I don’t know if I truly lose fluids while I’m asleep, but I do know that when I sleep, I’m losing five to eight hours of my life that I’ll never get back and that upsets me. I think this feeling is much like what most people go through after watching an episode of the ABC “sitcom” According to Jim.

That’s five to eight hours I could be using to do things I enjoy, like cooking a fine Italian meal with a bottle of Ragu sauce, sucking the helium from balloons and reciting lines from Star Wars, making meth in my shower, constructing paper clip chains, organizing my vast boxer collection by color, seeing how many bowls of different cereals it takes to equal the nutritional value in one bowl of Total cereal, having blind taste tests between all the variations of Coke and Pepsi, perfecting the “richness” of my “custard” in my “Creme brulee,” and organizing my vast boxer brief collection by testicle snugness.

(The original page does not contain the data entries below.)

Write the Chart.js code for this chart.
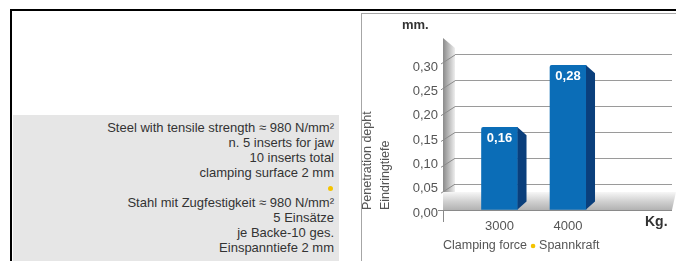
<!DOCTYPE html>
<html>
<head>
<meta charset="utf-8">
<script src="https://cdn.jsdelivr.net/npm/chart.js@4/dist/chart.umd.min.js"></script>
<style>
  html, body { margin: 0; padding: 0; background: #fff; }
  body { width: 676px; height: 261px; position: relative; overflow: hidden; font-family: 'Liberation Sans', Arial, sans-serif; }
  .blk { position: absolute; background: #000; }
  .gry { position: absolute; background: #a6a6a6; }
  #panel { position: absolute; left: 13px; top: 115px; width: 326px; height: 146px; background: #e6e6e6; }
  #notes { position: absolute; right: 342px; top: 120px; text-align: right; font-size: 13px; line-height: 15px; color: #333; white-space: nowrap; }
  #notes .dot { display: inline-block; width: 5px; height: 5px; border-radius: 50%; background: #f4c300; margin-right: 1px; vertical-align: 1px; }
  canvas { position: absolute; left: 0; top: 0; }
</style>
</head>
<body>
<div class="blk" style="left:10px;top:9px;width:666px;height:2px"></div>
<div class="blk" style="left:10px;top:9px;width:2px;height:252px"></div>
<div id="panel"></div>
<div id="notes">
  Steel with tensile strength ≈ 980 N/mm²<br>
  n. 5 inserts for jaw<br>
  10 inserts total<br>
  clamping surface 2 mm<br>
  <span class="dot"></span><br>
  Stahl mit Zugfestigkeit ≈ 980 N/mm²<br>
  5 Einsätze<br>
  je Backe-10 ges.<br>
  Einspanntiefe 2 mm
</div>
<div class="gry" style="left:361px;top:13px;width:1px;height:248px"></div>
<div class="gry" style="left:361px;top:13px;width:315px;height:1px"></div>
<canvas id="c" width="676" height="261"></canvas>
<script>
// ---- data ----
const categories = [3000, 4000];            // clamping force, Kg.
const penetration = [0.16, 0.28];           // penetration depth, mm.
const yTickValues = [0, 0.05, 0.10, 0.15, 0.20, 0.25, 0.30];
const yTitle = ['Penetration depht', 'Eindringtiefe'];
const xTitleParts = ['Clamping force', 'Spannkraft'];
const unitY = 'mm.';
const unitX = 'Kg.';

const FONT = "'Liberation Sans', Arial, sans-serif";
Chart.defaults.font.family = FONT;
const fmt = v => v.toFixed(2).replace('.', ',');

const deco = {
  id: 'deco',
  beforeDatasetsDraw(chart) {
    const { ctx, chartArea: a, scales: { y } } = chart;
    const fx = a.left - 12;
    ctx.save();
    // left wall
    let g = ctx.createLinearGradient(fx, 0, a.left, 0);
    g.addColorStop(0, '#8a8a8a');
    g.addColorStop(1, '#eeeeee');
    ctx.fillStyle = g;
    ctx.beginPath();
    ctx.moveTo(fx, a.top - 2);
    ctx.lineTo(a.left, a.top + 8);
    ctx.lineTo(a.left, a.bottom);
    ctx.lineTo(fx, a.bottom);
    ctx.closePath();
    ctx.fill();
    // floor
    g = ctx.createLinearGradient(0, a.bottom - 18, 0, a.bottom);
    g.addColorStop(0, '#f7f7f7');
    g.addColorStop(0.5, '#d2d2d2');
    g.addColorStop(1, '#b2b2b2');
    ctx.fillStyle = g;
    ctx.beginPath();
    ctx.moveTo(fx, a.bottom - 18);
    ctx.lineTo(a.right + 4, a.bottom - 18);
    ctx.lineTo(a.right, a.bottom);
    ctx.lineTo(fx, a.bottom);
    ctx.closePath();
    ctx.fill();
    // diagonal tick connectors
    ctx.strokeStyle = '#8a8a8a';
    ctx.lineWidth = 1;
    yTickValues.forEach(v => {
      if (v === 0) return;
      const yb = y.getPixelForValue(v);
      ctx.beginPath();
      ctx.moveTo(fx - 2, yb + 9);
      ctx.lineTo(a.left, yb);
      ctx.stroke();
    });
    // front axis corner
    ctx.strokeStyle = '#8a8a8a';
    ctx.beginPath();
    ctx.moveTo(fx - 5, a.bottom + 0.5);
    ctx.lineTo(a.right, a.bottom + 0.5);
    ctx.moveTo(fx + 0.5, a.bottom);
    ctx.lineTo(fx + 0.5, a.bottom + 12);
    ctx.stroke();
    ctx.restore();
  },
  afterDatasetsDraw(chart) {
    const { ctx, chartArea: a } = chart;
    const meta = chart.getDatasetMeta(0);
    ctx.save();
    meta.data.forEach((bar, i) => {
      const p = bar.getProps(['x', 'y', 'base', 'width'], true);
      const R = p.x + p.width / 2;
      ctx.fillStyle = '#0a3f7c';
      ctx.beginPath();
      ctx.moveTo(R, p.y);
      ctx.lineTo(R + 9, p.y + 8);
      ctx.lineTo(R + 9, p.base - 8);
      ctx.lineTo(R, p.base);
      ctx.closePath();
      ctx.fill();
      ctx.fillStyle = '#ffffff';
      ctx.font = 'bold 13px ' + FONT;
      ctx.textAlign = 'center';
      ctx.textBaseline = 'middle';
      ctx.fillText(fmt(penetration[i]), p.x, p.y + 11);
    });
    // unit labels
    ctx.fillStyle = '#333';
    ctx.textAlign = 'left';
    ctx.textBaseline = 'middle';
    ctx.font = 'bold 13px ' + FONT;
    ctx.fillText(unitY, 402, 25);
    ctx.font = 'bold 14px ' + FONT;
    ctx.fillText(unitX, 645, 222);
    // x-axis title with yellow bullet
    ctx.font = '12.5px ' + FONT;
    ctx.fillStyle = '#555';
    let x0 = a.left - 12;
    const yT = 246;
    ctx.fillText(xTitleParts[0], x0, yT);
    x0 += ctx.measureText(xTitleParts[0]).width + 6;
    ctx.fillStyle = '#f4c300';
    ctx.beginPath();
    ctx.arc(x0, yT, 2.3, 0, Math.PI * 2);
    ctx.fill();
    ctx.fillStyle = '#555';
    ctx.fillText(xTitleParts[1], x0 + 6, yT);
    ctx.restore();
  }
};

new Chart(document.getElementById('c'), {
  type: 'bar',
  data: {
    datasets: [{
      data: categories.map((c, i) => ({ x: c, y: penetration[i] })),
      backgroundColor: '#0b6db7',
      barThickness: 36,
      borderRadius: { topLeft: 2, topRight: 0, bottomLeft: 0, bottomRight: 0 },
      borderSkipped: false,
      yAxisID: 'y'
    }]
  },
  options: {
    responsive: false,
    animation: false,
    layout: { padding: { left: 358, top: 40, right: 4, bottom: 0 } },
    plugins: { legend: { display: false }, tooltip: { enabled: false } },
    scales: {
      x: {
        type: 'linear',
        offset: false,
        min: 2350,
        max: 5518,
        grid: { display: false, drawTicks: false, offset: false },
        border: { display: false },
        afterBuildTicks: s => { s.ticks = categories.map(v => ({ value: v })); },
        afterFit: s => { s.height = 51; },
        ticks: { padding: 9, color: '#555', font: { size: 13 }, callback: v => String(v) }
      },
      y: {
        position: 'left',
        weight: 0,
        min: 0,
        max: 0.329,
        afterBuildTicks: s => { s.ticks = yTickValues.map(v => ({ value: v })); },
        afterFit: s => { s.width = 0; },
        grid: { color: '#9a9a9a', lineWidth: 1, drawTicks: false },
        border: { display: false },
        ticks: { display: false }
      },
      yl: {
        position: 'left',
        weight: 1,
        min: 0,
        max: 0.3493,
        afterBuildTicks: s => { s.ticks = yTickValues.map(v => ({ value: v })); },
        afterFit: s => { s.width = 97; },
        grid: { display: false, drawTicks: false },
        border: { display: false },
        ticks: { padding: 17, labelOffset: 3, color: '#555', font: { size: 13 }, callback: v => fmt(v) },
        title: {
          display: true,
          text: yTitle,
          align: 'start',
          color: '#555',
          padding: 0,
          font: { size: 12.5, lineHeight: 1.45 }
        }
      }
    }
  },
  plugins: [deco]
});
</script>
</body>
</html>
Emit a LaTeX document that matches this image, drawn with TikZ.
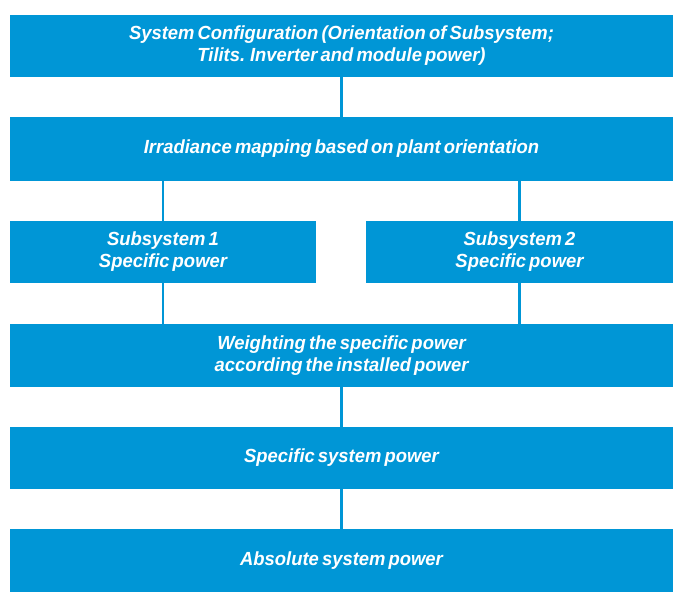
\documentclass[tikz,border=0pt]{standalone}
\usepackage{fontspec}
\setmainfont{Liberation Sans}[WordSpace=0.6,FakeStretch=0.97]
\definecolor{boxblue}{RGB}{0,150,214}
\tikzset{
  box/.style={draw=none, fill=boxblue, text=white, font=\fontsize{19}{22}\selectfont\bfseries\itshape, align=center, inner sep=0pt, minimum height=63pt},
  link/.style={draw=boxblue, line width=2.4pt}
}
\begin{document}
\begin{tikzpicture}[x=1pt,y=-1pt]
\useasboundingbox (0,0) rectangle (682,602);
\node[box, minimum width=663pt, minimum height=62pt] (b1) at (341.5,46) {System Configuration (Orientation of Subsystem;\\Tilits. Inverter and module power)};
\node[box, minimum width=663pt, minimum height=64pt] (b2) at (341.5,149) {Irradiance mapping based on plant orientation};
\node[box, minimum width=306pt, minimum height=62pt] (s1) at (163,252) {Subsystem 1\\Specific power};
\node[box, minimum width=307pt, minimum height=62pt] (s2) at (519.5,252) {Subsystem 2\\Specific power};
\node[box, minimum width=663pt, minimum height=63pt] (b4) at (341.5,355.5) {Weighting the specific power\\according the installed power};
\node[box, minimum width=663pt, minimum height=62pt] (b5) at (341.5,458) {Specific system power};
\node[box, minimum width=663pt, minimum height=63pt] (b6) at (341.5,560.5) {Absolute system power};
\draw[link] (b1.south) -- (b2.north);
\draw[link] (s1.north) -- (s1.north |- b2.south);
\draw[link] (s2.north) -- (s2.north |- b2.south);
\draw[link] (s1.south) -- (s1.south |- b4.north);
\draw[link] (s2.south) -- (s2.south |- b4.north);
\draw[link] (b4.south) -- (b5.north);
\draw[link] (b5.south) -- (b6.north);
\end{tikzpicture}
\end{document}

I wish the scientists at Gatorade would create a version of Gatorade which helps me put back the hours I lose during a full night’s sleep. Perhaps they could call it Gatorade T.M., which would stand for “time machine.” That would be more impressive than Gatorade A.M.

I may not believe I lose fluids when I’m asleep, but usually right after I wake up I definitely lose a lot of fluids when I unbutton my pajama pants, unleash my “Mothra,” and “shoot my silk spray into Tokyo.”

After I’m done, I think then I could use some Gatorade A.M. to help replace the fluids I just lost “shooting Tokyo with my silk spray.” But if you think about it, if I drank half a bottle of Gatorade A.M. to put back the fluids I lost during sleep or “spraying Tokyo,” I’m pretty sure 30-60 minutes later I’m going to have the urge to lose the fluids I just consumed.

Drinking Gatorade A.M. every morning for the past few days didn’t seem to improve my mornings better than my usual morning beverages, either water, milk, orange juice, apple juice, or whatever energy drink is sitting in my fridge mixed with vodka. The tropical mango flavor was good, but didn’t really taste like mango and it was also surprisingly sweet for a Gatorade.

Adding caffeine to the Gatorade A.M. would’ve probably made it better and help it become a true morning beverage that could get me through my repetitive morning rituals, but drinking it every morning to replace the fluids I lost during sleep would probably get expensive, like excessive magazine subscriptions, shopping at Neiman Marcus, or disposable plastic sheets.

Item: Gatorade A.M. Tropical Mango
Price: $1.79 (32-ounces)
Purchased at: 7-Eleven
Rating: 6 out of 10
Pros: Good tropical mango flavor. Helps replace the fluids lost during sleep and after peeing. Helium. Organized underwear.
Cons: Kinda too sweet for a sports drink. Didn’t really taste like mango, so I guess I cannot have The Mango. Losing valuable hours while I sleep. According to Jim. My nightmares of me auditioning for American Idol as the homely guy from Color Me Badd.